Field Notes
Star Schema vs Snowflake Schema: Which to Use and When
The difference between a star schema and a snowflake schema is smaller than the debate around it suggests. Both are dimensional models — facts in the middle, dimensions around them. The entire distinction is one decision: do you normalize your dimension tables, or not? Everything else follows from that single choice. Let’s make it properly.
The one real difference
In a star schema, each dimension is a single, flat, denormalized table. The product dimension holds the product, its category, its brand, its supplier — all in one wide table, even though category and brand repeat across many rows.
In a snowflake schema, you normalize those dimensions into a hierarchy. Product points to a separate category table, which points to a department table; brand lives in its own table; supplier in another. The single dimension “snowflakes” out into a branching structure of smaller related tables — which is where the name comes from.
That’s it. Star is denormalized dimensions; snowflake is normalized dimensions. If you understand why dimensional models split measurements from context, you already understand both — snowflaking is just normalization applied to the context tables.
What snowflaking buys you
Normalizing dimensions isn’t crazy; it has genuine, if narrow, advantages.
- Less storage and less redundancy. “Electronics” is stored once in a category table instead of repeated on ten thousand product rows. On very large dimensions this saves space.
- Cleaner updates to shared attributes. Rename a category in one row rather than in every product that shares it. Fewer places for an update to go wrong.

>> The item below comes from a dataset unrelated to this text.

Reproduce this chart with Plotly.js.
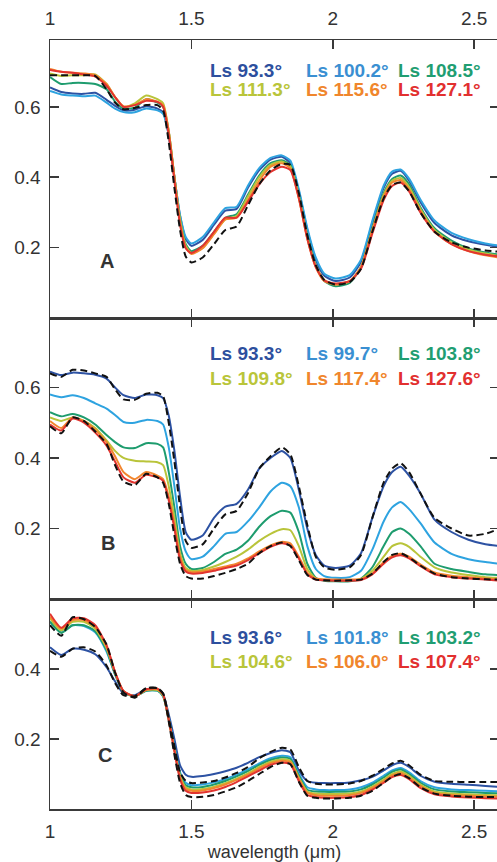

- It mirrors how the source system already thinks. OLTP databases are normalized, so a snowflake can feel like a more faithful translation of the upstream model.
These were compelling reasons in 1998, when storage was expensive and warehouses ran on row-based engines that struggled with wide tables. They are much weaker reasons today.
What it costs you
The costs of snowflaking land squarely on the two things analytics cares about most: query simplicity and performance.
Every level of normalization is another join the analyst must write and the engine must execute. A question that’s one join away in a star (“sales by category”) becomes a three-table traversal in a snowflake.
Queries get more complex. Analysts now have to know the shape of the hierarchy and join through it correctly. More joins mean more chances to get a query subtly wrong — and more friction for every person who touches the data.
Performance often degrades, not improves. This surprises people. The intuition is that smaller tables are faster, but modern columnar warehouses (BigQuery, Snowflake the product, Redshift, Databricks) are built to scan wide denormalized tables efficiently and to compress repeated values away to almost nothing. The storage you save by snowflaking is marginal, while the extra joins you add are real work at query time. The denormalized star is usually the faster design on exactly the engines most teams run today.
Maintenance gets heavier. More tables, more relationships, more pipeline steps to keep in sync. The “cleaner” model is often more brittle in practice.
The practical verdict
For analytics on a columnar cloud warehouse — which is most analytics now — default to the star schema. Denormalize your dimensions. The storage cost is negligible, the query experience is dramatically simpler, and performance is typically better. Optimizing for storage by normalizing is solving a 1998 problem with a 2026 bill.
Reach for snowflaking only in specific cases:
- A dimension is genuinely enormous (tens of millions of rows) and a shared attribute is large and highly repetitive, so the storage saving is material.
- You have a rapidly changing shared attribute where updating it in one normalized place meaningfully reduces error or cost.
- A compliance or governance requirement forces a single authoritative table for a particular entity.
Even then, snowflake only the dimension that needs it. Mixing is fine — a mostly-star model with one normalized dimension is a perfectly reasonable, pragmatic design. You don’t owe the schema purity.
The thing underneath the choice
Notice that “star vs snowflake” is really a proxy for an older question: normalize for write-efficiency, or denormalize for read-efficiency? A warehouse is overwhelmingly read-heavy — written by a handful of pipelines, queried by everyone. So it should optimize for reads, which means denormalizing, which means the star. The snowflake optimizes for the case a warehouse rarely faces.
Pick the star by default. Snowflake a dimension only when you can name the specific problem it solves. And don’t lose an afternoon to the debate — it was only ever one decision wearing two names.